弥生三月東京日記4

(三月七日日曜日の続き)
昨年の十二月も先月も、雪のトンネルを抜け出して来た身からすると東京は妙に暖かく、天空にはこの天気しかない、というくらいにどちらの日も美しく晴れ渡っていた。
だから、小雨に煙る隅田川の風景をここから眺めるのは初めてのことであり、でも肌寒い景色もまた良しである。

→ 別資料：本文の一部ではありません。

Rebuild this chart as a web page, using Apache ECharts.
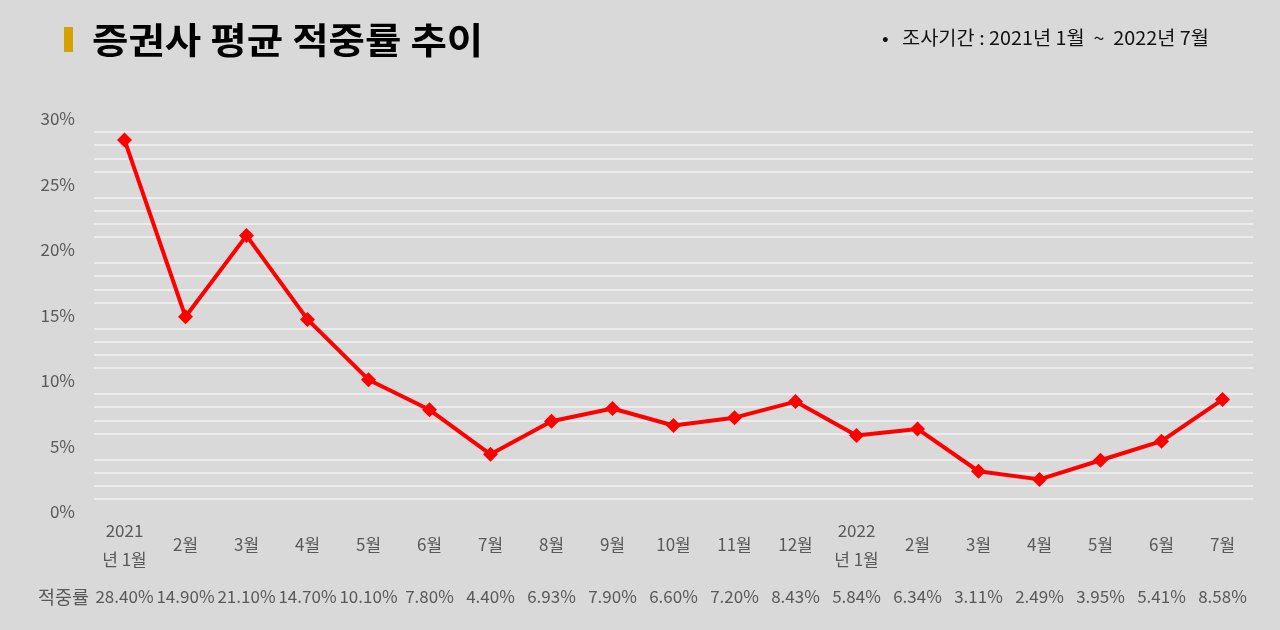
<!DOCTYPE html>
<html><head><meta charset="utf-8">
<script src="https://cdn.jsdelivr.net/npm/echarts@6/dist/echarts.min.js"></script>
<style>html,body{margin:0;padding:0;background:#d9d9d9;}#c{width:1280px;height:630px;}</style>
</head><body><div id="c"></div>
<script>
const categories = ['2021\n년 1월','2월','3월','4월','5월','6월','7월','8월','9월','10월','11월','12월','2022\n년 1월','2월','3월','4월','5월','6월','7월'];
const hitRate = [28.40,14.90,21.10,14.70,10.10,7.80,4.40,6.93,7.90,6.60,7.20,8.43,5.84,6.34,3.11,2.49,3.95,5.41,8.58];
const tableLabels = ['28.40%','14.90%','21.10%','14.70%','10.10%','7.80%','4.40%','6.93%','7.90%','6.60%','7.20%','8.43%','5.84%','6.34%','3.11%','2.49%','3.95%','5.41%','8.58%'];
const titleText = '증권사 평균 적중률 추이';
const periodText = '•   조사기간 : 2021년 1월  ~  2022년 7월';
const rowName = '적중률';

const FONT = '"Noto Sans CJK KR","Noto Sans",sans-serif';
const chart = echarts.init(document.getElementById('c'));
chart.setOption({
  backgroundColor: '#d9d9d9',
  animation: false,
  textStyle: {fontFamily: FONT},
  grid: {left: 94, right: 27, top: 119, bottom: 118},
  graphic: [
    {type: 'rect', left: 64, top: 27, shape: {width: 9, height: 25}, style: {fill: '#d4a200'}},
    {type: 'text', x: 92, y: 40, scaleX: 1.1, style: {text: titleText, font: 'bold 36px ' + FONT, fill: '#000', verticalAlign: 'middle', align: 'left'}},
    {type: 'text', x: 882, y: 38, scaleX: 1.04, style: {text: periodText, font: '19px ' + FONT, fill: '#111', verticalAlign: 'middle', align: 'left'}},
    {type: 'text', x: 38, y: 597, style: {text: rowName, font: '18.5px ' + FONT, fill: '#595959', verticalAlign: 'middle', align: 'left'}}
  ],
  xAxis: [{
    type: 'category', data: categories, boundaryGap: true,
    axisLine: {show: false}, axisTick: {show: false},
    axisLabel: {color: '#595959', fontSize: 17, lineHeight: 29, verticalAlign: 'middle', margin: 33, interval: 0, fontFamily: FONT}
  }, {
    type: 'category', data: tableLabels, boundaryGap: true, position: 'bottom', offset: 85,
    axisLine: {show: false}, axisTick: {show: false},
    axisLabel: {color: '#595959', fontSize: 17, verticalAlign: 'middle', margin: 0, interval: 0, fontFamily: FONT}
  }],
  yAxis: {
    type: 'value', min: 0, max: 30, interval: 1,
    axisLine: {show: false}, axisTick: {show: false},
    axisLabel: {color: '#595959', fontSize: 17, margin: 19, fontFamily: FONT,
      formatter: v => (v % 5 === 0 ? v + '%' : '')},
    splitLine: {show: true, lineStyle: {width: 1.5, color: ['rgba(0,0,0,0)','#f2f2f2','#f2f2f2','#f2f2f2','#f2f2f2']}}
  },
  series: [{
    type: 'line', data: hitRate, xAxisIndex: 0,
    symbol: 'diamond', symbolSize: 15,
    lineStyle: {color: '#ff0000', width: 4},
    itemStyle: {color: '#ff0000'}
  }]
});
</script></body></html>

それよりも句を仕上げなくちゃ。でも、天空のある駒形橋をはじめ、隅田川に架かるいくつかの橋や、そこを行き交う人や車を眺めたり、もうそれが日常になってしまったビール会社の驚天動地のオヴジェと、その斜め後ろの、訪れるたびに確実に背を伸ばしている東京スカイツリーの異様との対比に目を奪われてしまう。

天気のせいか、今日は集まりが悪い。
午後三時開催の時間ギリギリに現れた吉田類御大が僕の顔を見て「お、また遠くから来てるな」とひと言。今日の兼題『春愁』は、さっきまで昼酒をご一緒していた事務局の伊勢幸祐さんよるものだけれど、ご本人がまだ句を完成出来てないのを僕は知っている。
ジャーナリストの有田芳生さんや、小樽以来すでに何度もお逢いしている常連メンバーが次々と駆け込んで来る。

特に合図もないまま、それぞれが用意して来た句を短冊にしたため始めている。手慣れたスタッフがそれを回収し、手際よくシャッフルして用紙に書き移す。そいつを人数分コピーして、全員の句が手元に渡ると、各自が選句に入る。自分以外の句で一番良しとするものに天、二番目を地。伊勢さんがマイクで、四時までに選ぶようにとの案内をした。ご自分のは出来たのだろうかと耳元で尋ねると、さっきの北星さんとの時間をモチーフに即興で創りました、だって。

午後四時を過ぎて、端から順番に、自分が選んだ天地の句を述べてゆく。全員が終わると、天地が多く集まった句から、その句に一票投じた人が理由を述べてゆく。前回二月から、この際に披講する(句を読み上げる)のが僕の役割になった。参加三十人で六十句。大役だ。御大直々のご指名で、嬉しくも緊張する。

最後に作者が名乗りを挙げ、自分の思いを表明。では次に得票が多かった句、という塩梅で続けられる。その頃にはワイングラスも乾き始め、オードブルが次々運ばれて来る。

ワインが進むほどに、言葉が交わされるたびに、会が和やかな雰囲気に包まれ、隅田川が闇に沈み、入れ替わりに街の灯りがひとつまたふたつ。宵闇が小雨ににじむ至福のとき。

頬づえの 春愁の薄紅 瞬間の恋 北星
追記

今回はなんとなくそのまま解散ムードの強かった閉会直後、
「思いっきり遠くから来てくれた人もいるし、じゃあちょっと行きますか」と吉田御大のひと声で二次会へ。
句会の北海道支部設立のキーマンである北海道新聞社の岩本碇さんは、東京支社から三月一日付けで札幌本社勤務に決まり、残務整理と引っ越し、新天地デビューの超ハードスケジュールを縫い、風邪をおしての出席! 二次会の神谷バーで、女優の小桃さんと黒澤さん、両手に花の僥倖にもかかわらず…
だから碇氏は三次会のバーリィ浅草にはたどり着けなかった。
かくいう私も、バーリィ浅草まではたどり着いたものの、常軌を逸した日程の東京三日目にしてコックリ。ふと意識を取り戻したときには、「あ、ほら、北星さんが目を醒ました」と御大にからかわれる始末。ごめんなさい!